Eu não perdi a fé num mundo melhor porque depois de conhecer a maldade e a pobreza espiritual humana, conheci um Deus que, dentre todos os caminhos que o homem forjou para fazer o bem, se mostrou Ele mesmo como o próprio Caminho. Jesus já fez a revolução necessária para mudar o mundo: ele transformou a vida de todos a quem se dirigia pessoalmente, fez isso comigo e continuará fazendo a outros também. Dele vem o amor, dEle vem a Salvação para bilhões de pessoas. A mim cabe começar amando ao menos uma pessoa de forma pura e verdadeira.
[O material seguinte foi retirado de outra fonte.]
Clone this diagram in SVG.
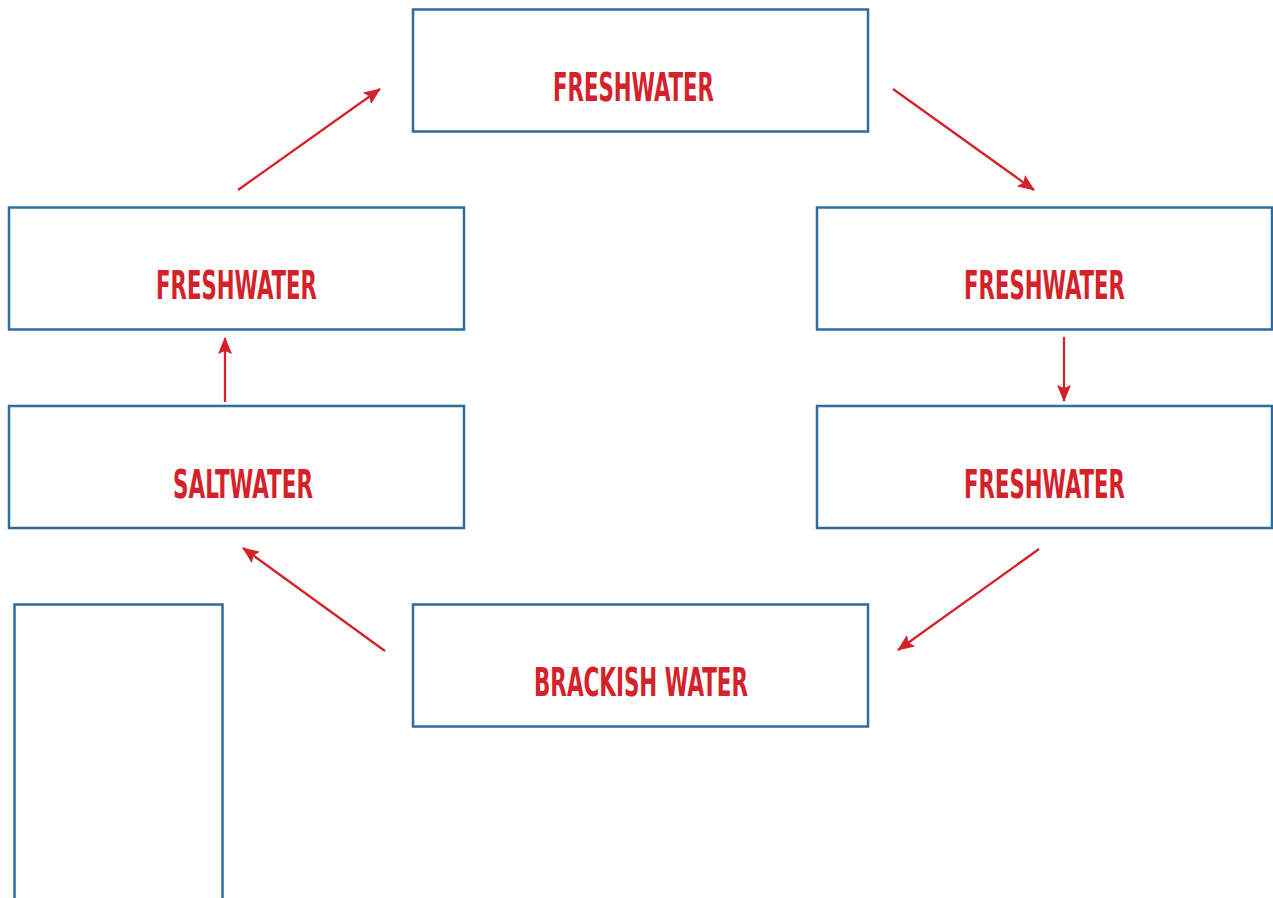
<svg xmlns="http://www.w3.org/2000/svg" width="1273" height="898" viewBox="0 0 1273 898">
<style>
.box{fill:#ffffff;stroke:#2d6e9c;stroke-width:2.5}
.lbl{font-family:"DejaVu Sans Condensed","DejaVu Sans","Liberation Sans",sans-serif;font-stretch:condensed;font-weight:bold;font-size:39px;fill:#d4222b}
.con{stroke:#d4222b;stroke-width:2.3;fill:none;marker-end:url(#ah)}
</style>
<defs>
<marker id="ah" viewBox="0 0 17 14" refX="16" refY="7" markerWidth="17" markerHeight="14" markerUnits="userSpaceOnUse" orient="auto">
<path d="M0,0 L17,7 L0,14 L3,7 Z" fill="#d4222b"/>
</marker>
</defs>
<rect width="1273" height="898" fill="#ffffff"/>
<g id="n-top"><rect class="box" x="413" y="9.5" width="455" height="122"/><text class="lbl" x="553" y="101" textLength="161" lengthAdjust="spacingAndGlyphs">FRESHWATER</text></g>
<g id="n-left1"><rect class="box" x="9" y="207.5" width="455" height="122"/><text class="lbl" x="156" y="299" textLength="161" lengthAdjust="spacingAndGlyphs">FRESHWATER</text></g>
<g id="n-right1"><rect class="box" x="817" y="207.5" width="455" height="122"/><text class="lbl" x="964" y="299" textLength="161" lengthAdjust="spacingAndGlyphs">FRESHWATER</text></g>
<g id="n-salt"><rect class="box" x="9" y="406" width="455" height="122"/><text class="lbl" x="173" y="498" textLength="140" lengthAdjust="spacingAndGlyphs">SALTWATER</text></g>
<g id="n-right2"><rect class="box" x="817" y="406" width="455" height="122"/><text class="lbl" x="964" y="498" textLength="161" lengthAdjust="spacingAndGlyphs">FRESHWATER</text></g>
<g id="n-brackish"><rect class="box" x="413" y="604.5" width="455" height="122"/><text class="lbl" x="534" y="696" textLength="214" lengthAdjust="spacingAndGlyphs">BRACKISH WATER</text></g>
<g id="n-tall"><rect class="box" x="14.5" y="604.5" width="208" height="310"/></g>
<g id="connectors">
<line class="con" x1="238" y1="190" x2="380" y2="89"/>
<line class="con" x1="893" y1="89" x2="1034" y2="190"/>
<line class="con" x1="1064" y1="337" x2="1064" y2="401"/>
<line class="con" x1="1039" y1="549" x2="898" y2="650"/>
<line class="con" x1="385" y1="651" x2="243" y2="548"/>
<line class="con" x1="225" y1="402" x2="225" y2="338"/>
</g>
</svg>
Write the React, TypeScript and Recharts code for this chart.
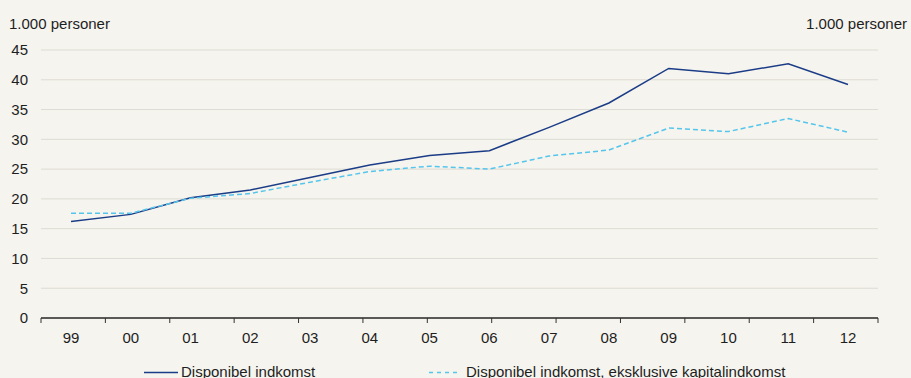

Isso não será pouco, apesar de ainda restarem outras tantas precisando ser amadas.

Que a descoberta da injustiça não nos encha de revolta e ódio a ponto de desfigurar a essência do que pregamos. Que o choque com a indiferença pelo mais fraco não nos endureça a ponto de nos tornamos apenas mais uma pedra entre tantas. Que a maldade não nos faça desistir de lutar para dar ao nosso semelhante um pouco de alívio e esperança neste mundo, porque se não conhecerem o amor aqui, não poderão desejar um mundo de amor depois. Que nesta semana encaremos com comprometimento a nossa parte, olhando cada ser humano que precisa de nós como único, e merecedor de nossa mais profunda dedicação. Um a um, acolhamos cada qual, a começar pelos que estão ao lado, com nossa mais completa capacidade de amar.

Uma semana iluminada!

Luciana Dantas Teixeira

Ps.: dedico este texto a Débora, coordenadora do Núcleo de Crianças de Campinas, da ADRA.